Selon une autre étude publiée en décembre 2014 dans Science, l’eau qui s’infiltre entre les glaciers et le socle rocheux est de plus en plus chaude, ce qui tend à accélérer la fonte et le glissement des glaciers de l’Antarctique de l’ouest. Les températures de la mer d’Amundsen mer et de la mer de Bellingshausen ont fortement augmenté depuis les années 60, selon les données océanographiques.

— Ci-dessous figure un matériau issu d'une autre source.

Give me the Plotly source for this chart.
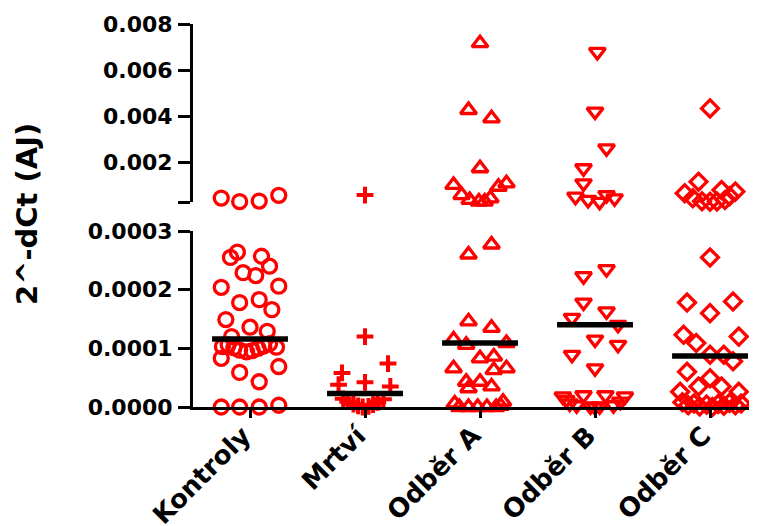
import plotly.graph_objects as go

categories = ["Kontroly", "Mrtví", "Odběr A", "Odběr B", "Odběr C"]

# values (2^-dCt) and horizontal scatter offsets (category units)
kontroly_values = [2.64e-4, 2.55e-4, 2.57e-4, 2.40e-4, 2.29e-4, 2.24e-4, 2.04e-4, 2.06e-4,
                   1.78e-4, 1.83e-4, 1.66e-4, 1.49e-4, 1.36e-4, 1.29e-4, 1.20e-4,
                   1.03e-4, 1.06e-4, 1.01e-4, 0.97e-4, 0.94e-4, 0.96e-4, 1.00e-4, 1.04e-4, 1.08e-4, 1.02e-4,
                   0.83e-4, 0.69e-4, 0.59e-4, 0.43e-4, 0.0, 0.0, 0.0, 0.03e-4,
                   4.7e-4, 3.2e-4, 3.4e-4, 5.9e-4]
kontroly_jitter = [-0.11, -0.17, 0.10, 0.17, -0.06, 0.05, -0.25, 0.25,
                   -0.09, 0.08, 0.19, -0.21, 0.00, 0.15, -0.16,
                   -0.24, -0.19, -0.14, -0.09, -0.03, 0.02, 0.07, 0.12, 0.17, 0.23,
                   -0.25, 0.25, -0.09, 0.08, -0.25, -0.09, 0.08, 0.25,
                   -0.25, -0.09, 0.08, 0.25]

mrtvi_values = [6.0e-4, 1.20e-4, 0.74e-4, 0.58e-4, 0.42e-4, 0.38e-4, 0.35e-4,
                0.14e-4, 0.09e-4, 0.05e-4, 0.02e-4, 0.0, 0.01e-4, 0.04e-4, 0.08e-4, 0.13e-4]
mrtvi_jitter = [0.0, 0.0, 0.20, -0.20, 0.0, -0.23, 0.22,
                -0.19, -0.15, -0.10, -0.06, -0.02, 0.03, 0.07, 0.11, 0.16]

odber_a_values = [7.17e-3, 4.28e-3, 3.92e-3, 1.76e-3, 1.04e-3, 1.11e-3, 0.96e-3, 0.60e-3,
                  0.39e-3, 0.32e-3, 0.32e-3, 0.46e-3,
                  2.60e-4, 2.77e-4, 1.46e-4, 1.35e-4, 1.15e-4, 1.06e-4, 1.09e-4, 0.83e-4, 0.86e-4,
                  0.66e-4, 0.63e-4, 0.66e-4, 0.43e-4, 0.43e-4, 0.35e-4, 0.32e-4, 0.06e-4, 0.09e-4,
                  0.0, 0.0, 0.0, 0.0, 0.0, 0.02e-4]
odber_a_jitter = [0.0, -0.10, 0.10, 0.0, -0.23, 0.23, 0.16, -0.16,
                  -0.09, -0.01, 0.04, 0.09,
                  -0.10, 0.10, -0.10, 0.10, -0.23, -0.12, 0.23, 0.0, 0.12,
                  -0.23, 0.12, 0.23, -0.12, 0.0, 0.10, -0.10, -0.22, 0.20,
                  -0.18, -0.10, -0.02, 0.06, 0.14, 0.18]

odber_b_values = [6.79e-3, 4.21e-3, 2.62e-3, 1.76e-3, 1.11e-3, 0.53e-3, 0.39e-3, 0.31e-3, 0.60e-3, 0.46e-3,
                  2.35e-4, 2.23e-4, 1.78e-4, 1.63e-4, 1.52e-4, 1.40e-4, 1.15e-4, 1.06e-4, 0.89e-4, 0.66e-4,
                  0.18e-4, 0.20e-4, 0.20e-4, 0.18e-4, 0.06e-4, 0.03e-4, 0.01e-4, 0.01e-4, 0.03e-4, 0.09e-4,
                  0.0, 0.12e-4]
odber_b_jitter = [0.02, 0.0, 0.10, -0.10, -0.10, -0.17, -0.06, 0.04, 0.10, 0.17,
                  0.10, -0.10, -0.10, 0.10, -0.20, 0.20, 0.0, 0.20, -0.20, 0.0,
                  -0.28, -0.10, 0.09, 0.26, -0.22, -0.16, -0.04, 0.04, 0.16, 0.22,
                  0.0, -0.25]

odber_c_values = [4.35e-3, 1.18e-3, 0.68e-3, 0.82e-3, 0.75e-3, 0.46e-3, 0.33e-3, 0.31e-3, 0.32e-3,
                  0.39e-3, 0.55e-3,
                  2.55e-4, 1.78e-4, 1.80e-4, 1.60e-4, 1.23e-4, 1.20e-4, 1.09e-4, 0.89e-4, 0.89e-4,
                  0.78e-4, 0.60e-4, 0.49e-4, 0.35e-4, 0.35e-4, 0.26e-4, 0.26e-4,
                  0.08e-4, 0.03e-4, 0.06e-4, 0.01e-4, 0.04e-4, 0.0, 0.05e-4, 0.02e-4, 0.07e-4,
                  0.03e-4, 0.06e-4]
odber_c_jitter = [0.0, -0.10, -0.22, 0.10, 0.22, -0.15, -0.07, 0.0, 0.06,
                  0.13, 0.17,
                  0.0, -0.20, 0.20, 0.0, -0.23, 0.25, -0.12, 0.0, 0.12,
                  0.20, -0.20, 0.0, -0.10, 0.10, -0.26, 0.25,
                  -0.24, -0.19, -0.14, -0.09, -0.03, 0.02, 0.07, 0.12, 0.17,
                  0.22, 0.27]

central_lines = [1.16e-4, 0.23e-4, 1.09e-4, 1.40e-4, 0.87e-4]

break_value = 3e-4
lower_ticks = [0.0, 1e-4, 2e-4, 3e-4]
lower_ticktext = ["0.0000", "0.0001", "0.0002", "0.0003"]
upper_ticks = [3e-4, 2e-3, 4e-3, 6e-3, 8e-3]
upper_ticktext = ["", "0.002", "0.004", "0.006", "0.008"]

groups = [
    (kontroly_values, kontroly_jitter, "circle-open", 14),
    (mrtvi_values, mrtvi_jitter, "cross-thin", 12),
    (odber_a_values, odber_a_jitter, "triangle-up-open", 14),
    (odber_b_values, odber_b_jitter, "triangle-down-open", 14),
    (odber_c_values, odber_c_jitter, "diamond-open", 13),
]

RED = "#ff0000"
FONT = dict(family="DejaVu Sans", color="black", weight="bold")

fig = go.Figure()
for i, (vals, jit, sym, size) in enumerate(groups):
    lo_x = [i + j for v, j in zip(vals, jit) if v <= break_value]
    lo_y = [v for v in vals if v <= break_value]
    hi_x = [i + j for v, j in zip(vals, jit) if v > break_value]
    hi_y = [v for v in vals if v > break_value]
    marker = dict(symbol=sym, size=size, color=RED,
                  line=dict(color=RED, width=4 if sym == "cross-thin" else 3.3))
    fig.add_trace(go.Scatter(x=lo_x, y=lo_y, mode="markers", marker=marker,
                             xaxis="x", yaxis="y", cliponaxis=False, showlegend=False))
    fig.add_trace(go.Scatter(x=hi_x, y=hi_y, mode="markers", marker=marker,
                             xaxis="x", yaxis="y2", cliponaxis=False, showlegend=False))

line_x, line_y = [], []
for i, m in enumerate(central_lines):
    line_x += [i - 0.33, i + 0.33, None]
    line_y += [m, m, None]
fig.add_trace(go.Scatter(x=line_x, y=line_y, mode="lines", line=dict(color="black", width=5.5),
                         xaxis="x", yaxis="y", cliponaxis=False, showlegend=False))

axis_common = dict(showline=True, linecolor="black", linewidth=3, ticks="outside",
                   tickcolor="black", showgrid=False, zeroline=False, automargin=False)

fig.update_layout(
    width=749, height=518,
    margin=dict(l=185, r=2, t=16, b=119),
    paper_bgcolor="white", plot_bgcolor="white",
    xaxis=dict(range=[-0.4957, 4.391], tickmode="array", tickvals=list(range(len(categories))),
               ticktext=categories, tickangle=-45, ticklen=8, tickwidth=3,
               ticklabelshift=-7, ticklabelstandoff=-8,
               tickfont=dict(size=26, **FONT), anchor="y", **axis_common),
    yaxis=dict(domain=[0, 0.4595], range=[0, 3e-4], tickmode="array", tickvals=lower_ticks,
               ticktext=lower_ticktext, ticklen=12, tickwidth=3, ticklabelstandoff=1,
               tickfont=dict(size=22, **FONT), anchor="x", **axis_common),
    yaxis2=dict(domain=[0.5352, 1], range=[3e-4, 8e-3], tickmode="array", tickvals=upper_ticks,
                ticktext=upper_ticktext, ticklen=12, tickwidth=3, ticklabelstandoff=1,
                tickfont=dict(size=22, **FONT), anchor="x", **axis_common),
    annotations=[dict(text="2^-dCt (AJ)", textangle=-90, xref="paper", yref="paper",
                      x=-0.2954, y=0.504, xanchor="center", yanchor="middle", showarrow=False,
                      font=dict(size=29, **FONT))],
)

fig.write_html("out.html")
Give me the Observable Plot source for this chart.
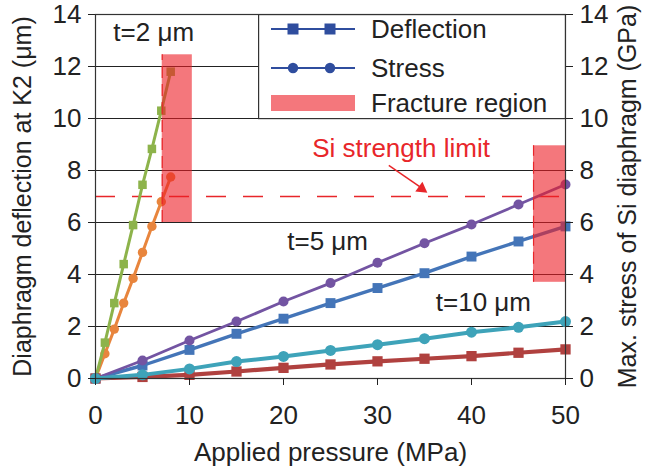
<!DOCTYPE html>
<html><head><meta charset="utf-8">
<script src="https://cdn.jsdelivr.net/npm/d3@7"></script>
<script src="https://cdn.jsdelivr.net/npm/@observablehq/plot@0.6"></script>
<style>
body{margin:0;background:#fff;}
#wrap{position:relative;width:651px;height:470px;font-family:"Liberation Sans",Arial,sans-serif;}
#legend{position:absolute;}
</style></head><body><div id="wrap"></div>
<script>
// ---- data ----
const pressureT2 = [0,1,2,3,4,5,6,7,8];
const deflectionT2 = [0,1.38,2.9,4.4,5.9,7.45,8.83,10.3,11.8];
const stressT2 = [0,0.95,1.9,2.9,3.85,4.85,5.85,6.8,7.75];
const pressureT5 = [0,5,10,15,20,25,30,35,40,45,50];
const deflectionT5 = [0,0.5,1.1,1.72,2.3,2.9,3.48,4.05,4.69,5.27,5.85];
const stressT5 = [0,0.69,1.46,2.19,2.96,3.67,4.45,5.2,5.92,6.69,7.46];
const pressureT10 = [0,5,10,15,20,25,30,35,40,45,50];
const deflectionT10 = [0,0.06,0.14,0.27,0.41,0.54,0.66,0.76,0.86,0.99,1.12];
const stressT10 = [0,0.14,0.37,0.65,0.85,1.08,1.3,1.53,1.78,1.97,2.19];
const strengthLimit = [7];
const fractureX1 = [7.1,46.6];
const fractureX2 = [10.3,50];
const fractureY1 = [6.0,3.7];
const fractureY2 = [12.45,8.95];
const xTicks = [0,10,20,30,40,50];
const yTicks = [0,2,4,6,8,10,12,14];
const gridY = [2,4,6,8,10,12];
const thicknessLabels = ["t=2 μm","t=5 μm","t=10 μm"];
const labelX = [1.9,20.4,36.2];
const labelY = [13.3,5.25,2.92];
const legendLabels = ["Deflection","Stress","Fracture region"];
const annotationText = ["Si strength limit"];

// ---- styles ----
const seriesStyle = {
  defT2:{color:"#8db34b",symbol:"square",r:4.8,w:3},
  strT2:{color:"#e8853d",symbol:"circle",r:4.7,w:3},
  defT5:{color:"#4475b8",symbol:"square",r:5.6,w:3.4},
  strT5:{color:"#7354a2",symbol:"circle",r:5,w:2.8},
  defT10:{color:"#b0413f",symbol:"square",r:5.8,w:4.2},
  strT10:{color:"#3ea3b9",symbol:"circle",r:5.5,w:4}
};
const red = "#e8262a";
const font = "Liberation Sans, Arial, sans-serif";
const fs = 26;

function rows(xs, ys){ return xs.map((x,i)=>({x, y: ys[i]})); }
const seriesData = {
  strT2: rows(pressureT2, stressT2),
  defT2: rows(pressureT2, deflectionT2),
  defT5: rows(pressureT5, deflectionT5),
  strT5: rows(pressureT5, stressT5),
  defT10: rows(pressureT10, deflectionT10),
  strT10: rows(pressureT10, stressT10)
};
const fractures = fractureX1.map((x1,i)=>({x1, x2: fractureX2[i], y1: fractureY1[i], y2: fractureY2[i]}));
const labels = thicknessLabels.map((t,i)=>({t, x: labelX[i], y: labelY[i]}));

const seriesMarks = [];
for (const k of Object.keys(seriesData)) {
  const s = seriesStyle[k];
  seriesMarks.push(Plot.line(seriesData[k], {x:"x", y:"y", stroke:s.color, strokeWidth:s.w}));
  seriesMarks.push(Plot.dot(seriesData[k], {x:"x", y:"y", symbol:s.symbol, fill:s.color, r:s.r}));
}

const chart = Plot.plot({
  width: 651, height: 470,
  marginLeft: 95, marginRight: 86, marginTop: 14, marginBottom: 92,
  style: {fontFamily: font, fontSize: fs + "px", color: "#222", background: "#fff"},
  x: {domain: [0,50]},
  y: {domain: [0,14]},
  marks: [
    Plot.ruleY(gridY, {stroke:"#222", strokeWidth:1}),
    Plot.ruleY(strengthLimit, {stroke:red, strokeWidth:1.3, strokeDasharray:"20,17"}),
    ...seriesMarks,
    Plot.rect(fractures, {x1:"x1", x2:"x2", y1:"y1", y2:"y2", fill:"#ed1c24", fillOpacity:0.6}),
    Plot.ruleX(fractures, {x:"x1", y1:"y1", y2:"y2", stroke:red, strokeWidth:1.2, strokeDasharray:"12,6"}),
    Plot.frame({stroke:"#333", strokeWidth:1.2}),
    Plot.axisX({ticks: xTicks, tickSize:7, tickPadding:20, label:"Applied pressure (MPa)", labelAnchor:"center", labelArrow:"none", labelOffset:82}),
    Plot.axisY({anchor:"left", ticks: yTicks, tickSize:7, tickPadding:7, label:"Diaphragm deflection at K2 (μm)", labelAnchor:"center", labelArrow:"none", labelOffset:82}),
    Plot.axisY({anchor:"right", ticks: yTicks, tickSize:7, tickPadding:7, label:"Max. stress of Si diaphragm (GPa)", labelAnchor:"center", labelArrow:"none", labelOffset:70}),
    Plot.text(labels, {x:"x", y:"y", text:"t", textAnchor:"start", fill:"#222", fontSize:fs}),
    Plot.text(annotationText, {x:23.05, y:8.85, text:d=>d, textAnchor:"start", fill:red, fontSize:fs}),
    Plot.link([{x1:31.2,y1:8.2,x2:34.6,y2:7.35}], {x1:"x1",y1:"y1",x2:"x2",y2:"y2", stroke:red, strokeWidth:1.5}),
    Plot.dot([{x:34.7,y:7.3}], {x:"x", y:"y", symbol:"triangle", r:4.5, rotate:126, fill:red})
  ]
});
// slightly smaller font for the two long vertical axis titles so they fit the height
chart.querySelectorAll('[aria-label="y-axis label"]').forEach(g => { g.setAttribute("font-size", "25"); g.style.fontSize = "25px"; });
document.getElementById("wrap").appendChild(chart);

// ---- legend (overlay box, top-right inside plot) ----
const lgLeft = 258, lgTop = 14;
const lg = d3.select("#wrap").append("svg").attr("id","legend")
  .attr("width",308).attr("height",106)
  .style("left",lgLeft+"px").style("top",lgTop+"px");
lg.append("rect").attr("x",0.6).attr("y",0.6).attr("width",306.8).attr("height",104)
  .attr("fill","#fff").attr("stroke","#333").attr("stroke-width",1.2);
const legBlue = "#2f4d9e";
const rowsY = [15,54,89];
legendLabels.forEach((lab,i)=>{
  const y = rowsY[i];
  if (i < 2) {
    lg.append("line").attr("x1",13).attr("x2",97).attr("y1",y).attr("y2",y).attr("stroke",legBlue).attr("stroke-width",2.2);
    [35,72].forEach(cx=>{
      if (i===0) lg.append("rect").attr("x",cx-5.5).attr("y",y-5.5).attr("width",11).attr("height",11).attr("fill",legBlue);
      else lg.append("circle").attr("cx",cx).attr("cy",y).attr("r",5.2).attr("fill",legBlue);
    });
  } else {
    lg.append("rect").attr("x",13).attr("y",y-8).attr("width",84).attr("height",16).attr("fill","#ed1c24").attr("fill-opacity",0.6);
  }
  lg.append("text").attr("x",113).attr("y",y).attr("dy","0.36em").attr("font-family",font).attr("font-size",fs).attr("fill","#222").text(lab);
});
</script></body></html>
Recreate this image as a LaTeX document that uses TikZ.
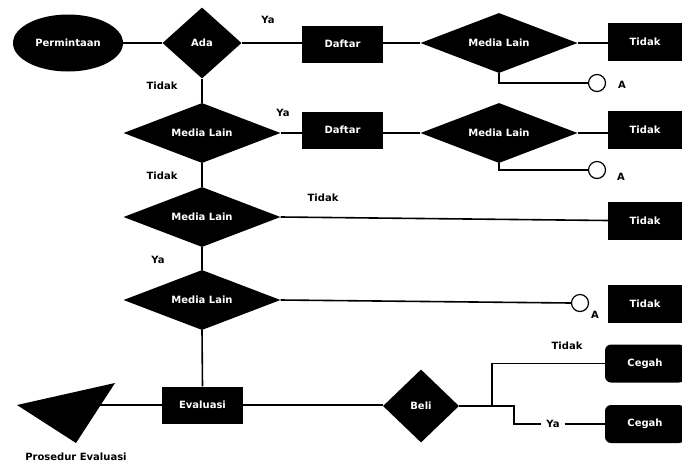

Pour l’instant, l’est semble plus stable que son  voisin de l’ouest mais des chercheurs de l’Université du Texas et de la NASA ont récemment découvert deux failles sous-marines qui pourraient permettre à l’eau chaude de l’océan d’atteindre la base du glacier Totten, le plus grand de l’Antarctique de l’est. Des failles nouvellement découvertes sont assez profondes pour donner à l’eau chaude un accès à l’immense cavité située sous le glacier Totten, qui fait 120 km de longueur et 30 de largeur. Dans certaines zones de l’océan entourant l’Antarctique, de l’eau chaude peut être trouvée sous l’eau plus froide parce que ce qu’elle est plus salée et donc plus lourde. Cette eau chaude qui borde la côte peut compromettre les glaciers, mais jusqu’à présent ce processus n’avait été observé que sous la calotte glaciaire de l’Antarctique de l’Ouest. Si en surface la mer les vents permettent à la glace de mer de se développer, le réchauffement de l’océan semble de plus en plus être la menace  principale pour le continent, davantage que l’élévation mondiale des températures.